Continued Lifestyle Inconsistent with Claimed Financial Status
Perhaps the most obvious warning sign is when a debtor’s lifestyle does not match their claimed poverty. If someone asserts they cannot pay a judgment but continues to live in expensive housing, drive luxury vehicles, take vacations, or make significant purchases, assets are likely hidden somewhere. This disconnect between claimed financial distress and actual spending patterns often reveals income sources or asset ownership that the debtor has not disclosed.
Incomplete or Evasive Responses to Information Subpoenas
New York law provides creditors with powerful discovery tools, including information subpoenas and debtor examinations. When debtors provide incomplete answers, claim not to remember basic financial information, or repeatedly delay responding to proper discovery requests, they are likely concealing something. Similarly, debtors who refuse to appear for properly noticed examinations or who appear but invoke questionable privileges may be hiding assets.

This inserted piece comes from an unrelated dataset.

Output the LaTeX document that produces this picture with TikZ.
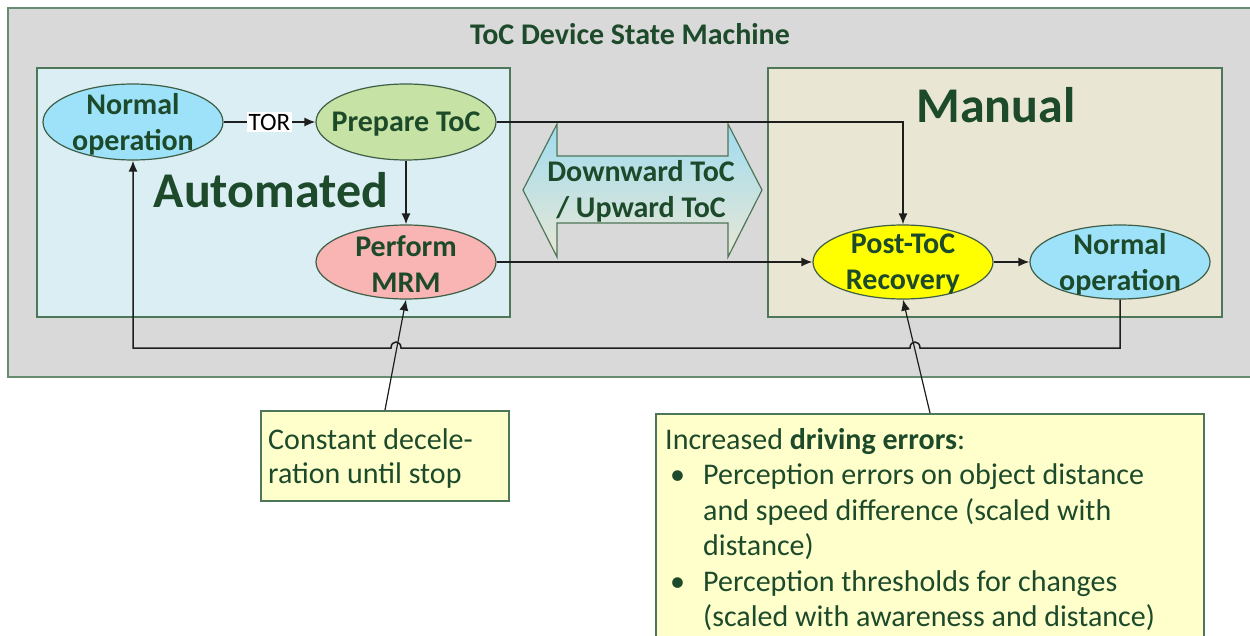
\documentclass[tikz,border=0pt]{standalone}
\usepackage{fontspec}
\setmainfont{Carlito}
\usetikzlibrary{shapes.geometric,arrows.meta,calc}
\definecolor{txtgreen}{RGB}{28,74,42}
\definecolor{outerfill}{RGB}{217,217,217}
\definecolor{outerline}{RGB}{104,140,112}
\definecolor{boxline}{RGB}{78,118,88}
\definecolor{autofill}{RGB}{218,238,243}
\definecolor{manfill}{RGB}{233,231,212}
\definecolor{normfill}{RGB}{158,226,250}
\definecolor{prepfill}{RGB}{198,226,164}
\definecolor{mrmfill}{RGB}{249,180,180}
\definecolor{postfill}{RGB}{255,255,0}
\definecolor{callfill}{RGB}{255,255,204}
\definecolor{arrowblue}{RGB}{160,220,240}
\definecolor{linecol}{RGB}{30,30,30}
\begin{document}
\begin{tikzpicture}[x=1bp,y=-1bp,
  state/.style={ellipse,draw=boxline!80!black,line width=1.2bp,minimum width=180bp,minimum height=76bp,inner sep=0pt},
  stxt/.style={align=center,text=txtgreen,font=\fontsize{30bp}{36bp}\selectfont\bfseries,yshift=-2bp},
  conn/.style={draw=linecol,line width=1.5bp,-{Latex[length=11bp,width=9bp]}},
  region/.style={draw=boxline,line width=2bp,rectangle,inner sep=0pt},
  callout/.style={draw=boxline,line width=2bp,fill=callfill,rectangle,inner sep=0pt},
  ctext/.style={inner sep=0pt,text=txtgreen,font=\fontsize{30bp}{34bp}\selectfont}
]
\clip (0,0) rectangle (1250,636);
\useasboundingbox (0,0) rectangle (1250,636);
\fill[white] (0,0) rectangle (1250,636);
% outer state machine box
\draw[fill=outerfill,draw=outerline,line width=2.5bp] (8,8) rectangle (1265,377);
\node[text=txtgreen,font=\fontsize{30bp}{36bp}\selectfont\bfseries] (title) at (630,34) {ToC Device State Machine};
% regions
\draw[region,fill=autofill] (37,68) rectangle (510,317);
\draw[region,fill=manfill] (768,68) rectangle (1222,317);
\node[text=txtgreen,font=\fontsize{50bp}{60bp}\selectfont\bfseries] (autolbl) at (271,190) {Automated};
\node[text=txtgreen,font=\fontsize{50bp}{60bp}\selectfont\bfseries] (manlbl) at (996,105) {Manual};
% double arrow
\shade[left color=arrowblue,right color=manfill,shading angle=0,draw=boxline,line width=1.2bp]
  (523,190) -- (557,124) -- (557,156) -- (728,156) -- (728,124) -- (762,190)
  -- (728,257) -- (728,223) -- (557,223) -- (557,257) -- cycle;
\node[stxt] (dirlbl) at (641,189) {Downward ToC\\/ Upward ToC};
% states
\node[state,fill=normfill,label={[stxt]center:Normal\\operation}] (nol) at (133,122) {};
\node[state,fill=prepfill,label={[stxt]center:Prepare ToC}] (prep) at (406,122) {};
\node[state,fill=mrmfill,minimum height=74bp,label={[stxt]center:Perform\\MRM}] (mrm) at (406,262) {};
\node[state,fill=postfill,minimum height=74bp,label={[stxt]center:Post-ToC\\Recovery}] (post) at (903,262) {};
\node[state,fill=normfill,minimum height=74bp,label={[stxt]center:Normal\\operation}] (nor) at (1120,262) {};
% callouts
\node[callout,minimum width=248bp,minimum height=90bp,anchor=north] (c1) at (385,410) {};
\node[ctext,anchor=base west] (c1txt) at (268,449) {\begin{tabular}[t]{@{}l@{}}Constant decele-\\ration until stop\end{tabular}};
\node[callout,minimum width=548bp,minimum height=260bp,anchor=north] (c2) at (930,413) {};
\node[ctext,anchor=base west,font=\fontsize{30bp}{35.5bp}\selectfont] (c2txt) at (665,449) {\begin{tabular}[t]{@{}p{38bp}@{}l@{}}
\multicolumn{2}{@{}l@{}}{Increased \textbf{driving errors}:}\\
\hspace{5bp}\textbullet & Perception errors on object distance\\
 & and speed difference (scaled with\\
 & distance)\\
\hspace{5bp}\textbullet & Perception thresholds for changes\\
 & (scaled with awareness and distance)
\end{tabular}};
% connectors
\draw[conn] (nol) -- node[fill=white,inner sep=1.5bp,text=black,font=\fontsize{25bp}{30bp}\selectfont] (tor) {TOR} (prep);
\draw[conn] (prep) -- (mrm);
\draw[conn] (prep.east) -- (prep.east -| post.north) -- (post.north);
\draw[conn] (mrm) -- (post);
\draw[conn] (post) -- (nor);
\coordinate (j1) at (396,348);
\coordinate (j2) at (915,348);
\draw[conn] (nor.south) -- (nor.south |- j2) -- ([xshift=5bp]j2)
  .. controls ([xshift=5bp,yshift=8bp]j2) and ([xshift=-5bp,yshift=8bp]j2) .. ([xshift=-5bp]j2)
  -- ([xshift=5bp]j1)
  .. controls ([xshift=5bp,yshift=8bp]j1) and ([xshift=-5bp,yshift=8bp]j1) .. ([xshift=-5bp]j1)
  -- (nol.south |- j1) -- (nol.south);
\draw[conn,line width=1.2bp] (c1.north) -- (mrm.south);
\draw[conn,line width=1.2bp] (c2.north) -- (post.south);
\end{tikzpicture}
\end{document}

Offshore Accounts and Foreign Transactions
The presence of offshore bank accounts, foreign business entities, or cryptocurrency holdings represents a modern red flag for asset concealment. While not all international financial activity is improper, debtors who suddenly develop offshore interests after a judgment is entered are often attempting to place assets beyond the easy reach of New York courts. Cryptocurrency poses particular challenges due to its pseudonymous nature, making it attractive for debtors seeking to hide wealth.
Employment by Family Business at Below-Market Compensation
When a judgment debtor becomes employed by a family-owned business at suspiciously low wages despite having valuable skills or experience, this arrangement may be designed to minimize garnishable income. The debtor may actually be receiving compensation through other means such as benefits, expense accounts, or informal payments that do not appear on official wage records.
Timing of Asset Sales and Dispositions
Asset sales that occur immediately before or after a judgment, especially when sold below fair market value, indicate potential fraud. If a debtor sells real estate, vehicles, or business interests in quick succession following an adverse verdict, these transactions deserve scrutiny. The proceeds from these sales may have been transferred to protected accounts or converted to difficult-to-trace assets.
Use of Nominee Ownership Structures
Sophisticated debtors sometimes hold assets in the names of nominees or strawmen who appear to be the legal owners but actually hold property for the debtor’s benefit. This can include real estate titled in another person’s name, bank accounts controlled by the debtor but nominally owned by someone else, or business interests held through intermediaries.
Patterns of Cash Transactions and Unreported Income
Debtors who operate primarily in cash or who have businesses with significant cash components may be concealing income and assets. If bank deposits do not reflect the level of business activity or lifestyle expenses, the debtor may be maintaining hidden cash reserves or using unreported income to fund their living expenses while claiming inability to pay.
Taking Action on These Red Flags
Identifying these warning signs is only the first step. New York law provides creditors with robust tools to investigate and recover hidden assets, including turnover proceedings, restraining notices, and fraudulent conveyance actions. The key is acting quickly when red flags appear, as asset trails grow colder with time and debtors become more sophisticated in their concealment efforts.